I did however, have some photos and notes from the making of the bodice.  So seven months later, I'm sharing a few tips on creating the pintucks on the top, and finishing off the arms and neckline with elastic trim.


The bodice of the dress is basically a cropped cap sleeve top. You can find my notes and instructions on creating a cap sleeve t-shirt here.  I pulled out my go to cap sleeve pattern, and cropped it below the bust, resulting in an empire waisted dress.

I then pulled out my ol' taylor's chalk, and began marking where I wanted my pintucks to sit on my front pattern piece.  Basically,  at the neckline, the pintucks sit 3/4" apart, at the bottom they flare out to be 1 1/2" apart.  The center pintuck is 4 1/2" long, the two to the side are 4", the two further out are 3 1/2" long, and the outermost pintucks are 3 " long.


Now I don't have any decent photos of the actual sewing of the pintucks, but I'll do my best to explain the process.

You will pick up your fabric, and fold the fabric along once of your pintuck marking lines.  Make sure that the wrong sides of your fabric are facing each other when the fabric is folded.  At this point it would be helpful to put a pin at the bottom of your pintuck  to indicate where your stopping point is.

Begin stitching at the top (neckline) of your tuck.  Stitch very close to the fold of the fabric, no more than 1/8" away from the edge.  When you get to the bottom of your pintuck you will then slightly alter the direction of your stitching line, so that you stitch off of the folded edge.  Backstitch to secure stitching, and clip the threads very close to the fabric.  You will repeat this step for each of your pintucks.

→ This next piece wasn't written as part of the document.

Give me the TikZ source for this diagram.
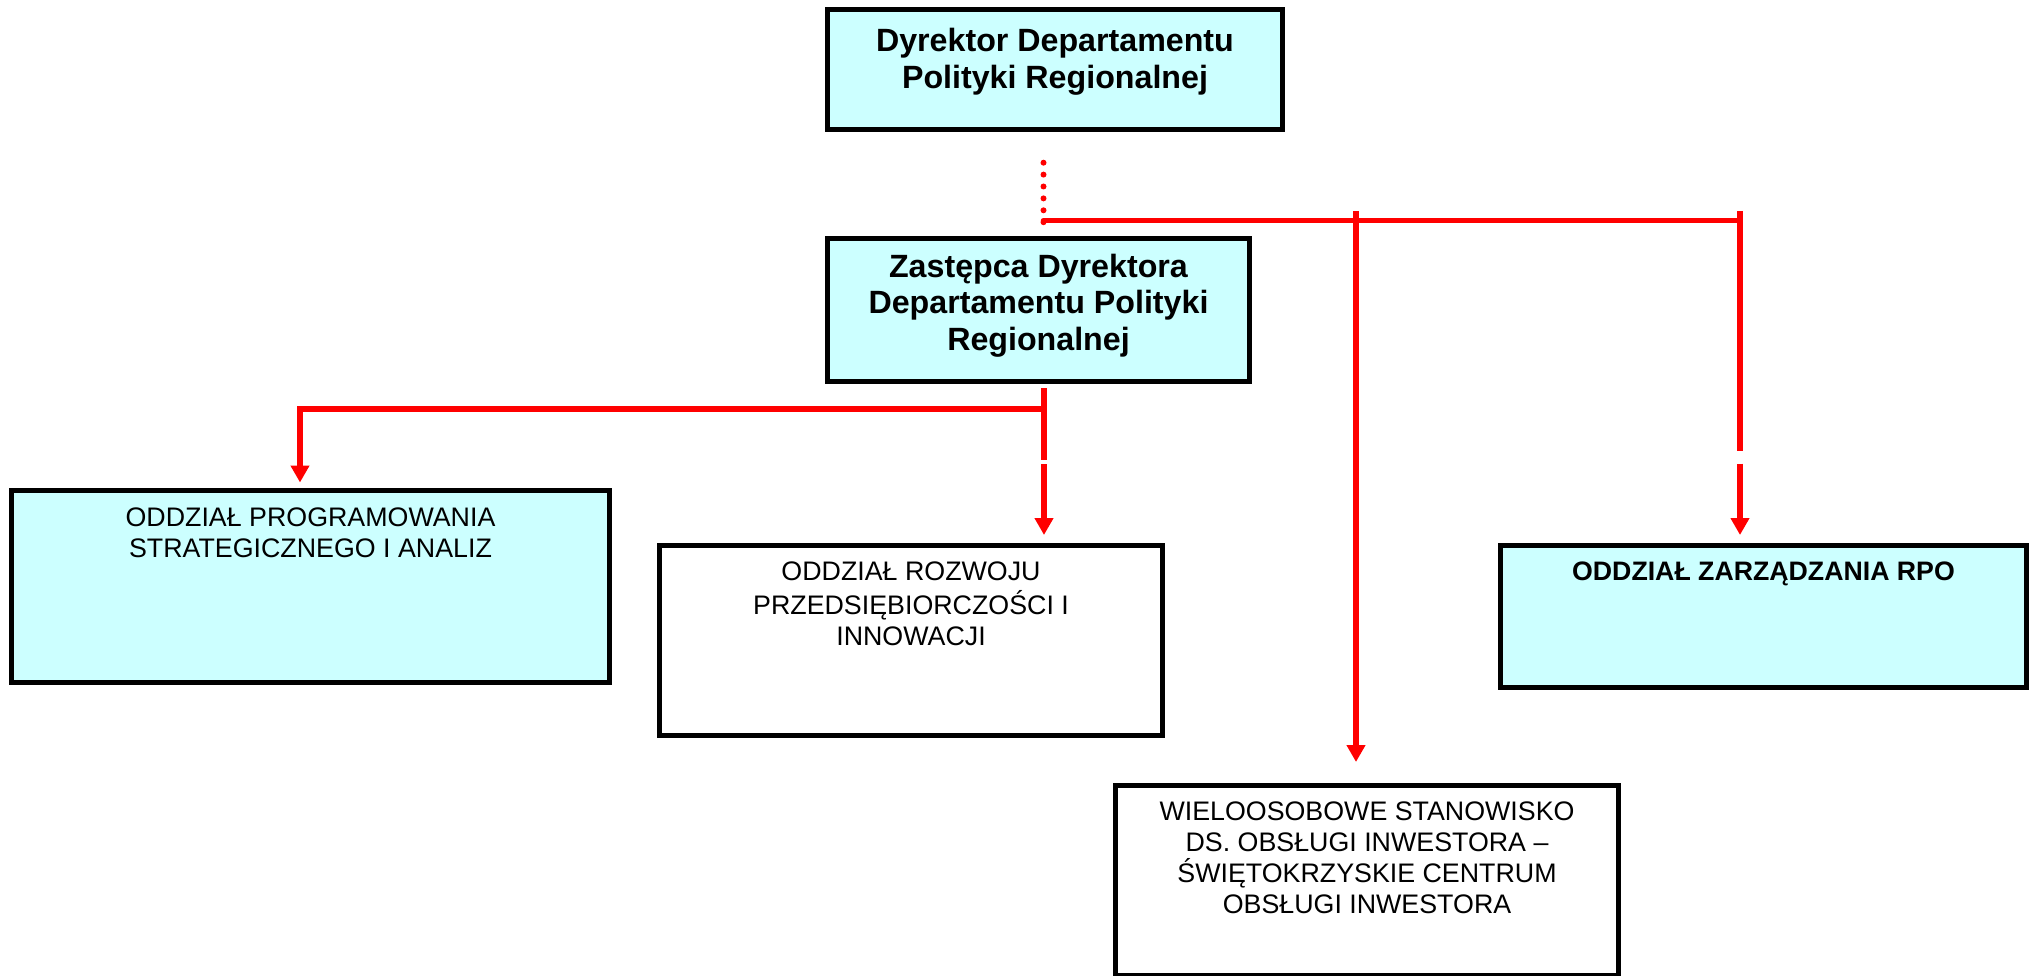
\documentclass[tikz,border=0pt]{standalone}
\usepackage{fontspec}
\setmainfont{Liberation Sans}
\usetikzlibrary{arrows.meta,calc}
\definecolor{orgcyan}{RGB}{204,255,255}
\definecolor{orgred}{RGB}{255,0,0}
% box body: width, height, gap above first line, font, text
\newcommand\orgbody[5]{\parbox[c][#2][t]{#1}{#4\centering\vspace*{#3}\strut #5\par}}
\newcommand\headfont{\fontsize{32.2}{36.5}\selectfont\bfseries}
\newcommand\unitfont{\fontsize{26.8}{31}\selectfont}
\newcommand\unitbold{\fontsize{26.7}{31}\selectfont\bfseries}
\begin{document}
\begin{tikzpicture}[x=1pt,y=-1pt,
  orgbox/.style={draw=black, line width=5pt, inner sep=0pt},
  headbox/.style={orgbox, fill=orgcyan},
  plainbox/.style={orgbox, fill=white},
  redline/.style={draw=orgred, line width=5.5pt},
  redarrow/.style={redline, line join=miter, -{Triangle[length=17pt,width=18pt]}},
  dotline/.style={draw=orgred, line width=6pt, line cap=round, dash pattern=on 0pt off 11.9pt}]
\fill[white] (0,0) rectangle (2038,976);
\useasboundingbox (0,0) rectangle (2038,976);

% boxes
\node[headbox] (dyr) at (1055,69.5)
  {\orgbody{455pt}{120pt}{16.8pt}{\headfont}{Dyrektor Departamentu\\Polityki Regionalnej}};
\node[headbox] (zast) at (1038.5,310)
  {\orgbody{422pt}{143pt}{13.1pt}{\headfont}{Zastępca Dyrektora\\Departamentu Polityki\\Regionalnej}};
\node[headbox] (prog) at (310.5,586)
  {\orgbody{598pt}{192pt}{15pt}{\unitfont}{ODDZIAŁ PROGRAMOWANIA\\STRATEGICZNEGO I ANALIZ}};
\node[plainbox] (rozw) at (911,640.5)
  {\orgbody{503pt}{190pt}{12.8pt}{\unitfont}{ODDZIAŁ ROZWOJU\\PRZEDSIĘBIORCZOŚCI I\\INNOWACJI}};
\node[headbox] (rpo) at (1763.5,616.5)
  {\orgbody{526pt}{142pt}{12.8pt}{\unitbold}{ODDZIAŁ ZARZĄDZANIA RPO}};
\node[plainbox] (wie) at (1367,880.25)
  {\orgbody{503pt}{189.5pt}{13.5pt}{\unitfont}{WIELOOSOBOWE STANOWISKO\\DS. OBSŁUGI INWESTORA –\\ŚWIĘTOKRZYSKIE CENTRUM\\OBSŁUGI INWESTORA}};

% junction points
\coordinate (dtop) at (1043.5,162.7);
\coordinate (hub) at (1043.5,222.2);
\coordinate (midtop) at (1356,211);
\coordinate (righttop) at (1740,211);
\coordinate (zjoin) at (1044,409);
\coordinate (leftturn) at (300,409);

% director to the upper bus
\draw[dotline] (dtop) -- (hub);
\draw[redline, line cap=round] (1043.5,220.5) -- (1740,220.5);
\draw[redarrow] (midtop) -- ($(wie.north -| midtop)+(0,-21)$);
\draw[redarrow, dash pattern=on 240pt off 12.5pt on 2000pt]
  (righttop) -- ($(rpo.north -| righttop)+(0,-8)$);

% deputy director to the departments
\draw[redarrow, dash pattern=on 72pt off 4pt on 2000pt]
  ($(zast.south -| zjoin)+(0,4)$) -- ($(rozw.north -| zjoin)+(0,-8)$);
\draw[redarrow] (zjoin) -- (leftturn) -- ($(prog.north -| leftturn)+(0,-5)$);
\end{tikzpicture}
\end{document}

When the fabric is unfolded a teeny tiny tuck is left.


 I used this same technique for the pintuck sunburst top, with an additional two pintucks on each side.  It is a really subtle embellishment that dresses up a plain top.


After finishing the pintucks, I sewed the front and back bodice pieces together at the shoulder seams.  I then serged the raw edges of the neckline and the arm holes.  I then measured the circumference of the neck opening, and the length of the sleeves.  

I then cut my elastic trim so that it was 3/4 the length of the sleeves and the circumference of the neck.
To attach the elastic trim to the sleeves, you will first want to find the center point of your elastic trim. Pin the right side of the elastic trim to the right side of your bodice pieces at the shoulder seams. Now stretch your elastic trim and pin the trim ends to the ends of your sleeves.  Stretch your elastic trim, and pin in along the length of the sleeve, taking care that the fabric and elastic are evenly distributed.


 Stitch down your elastic trim close the edge of the elastic (closest to the decorative edge. Once your trim is stitched in place, turn the trim toward the wrong side of the material and press.  Topstitch along the length of the sleeve, 1/8" away from the edge.

You will use this same basic technique to add the elastic trim to the neckline, the main difference being, that you will need to stitch the trim into a round prior to attachment.

*I guess if you really wanted to, you could attach the trim to the neckline prior to stitching both shoulder seams.  You could sew one shoulder seam, measure the length of the neckline, find the center point on the neckline, and then distribute the elastic trim.  


Once your trim is attached, you can then stitch the side seams of your top, and add a skirt to the base if you wish.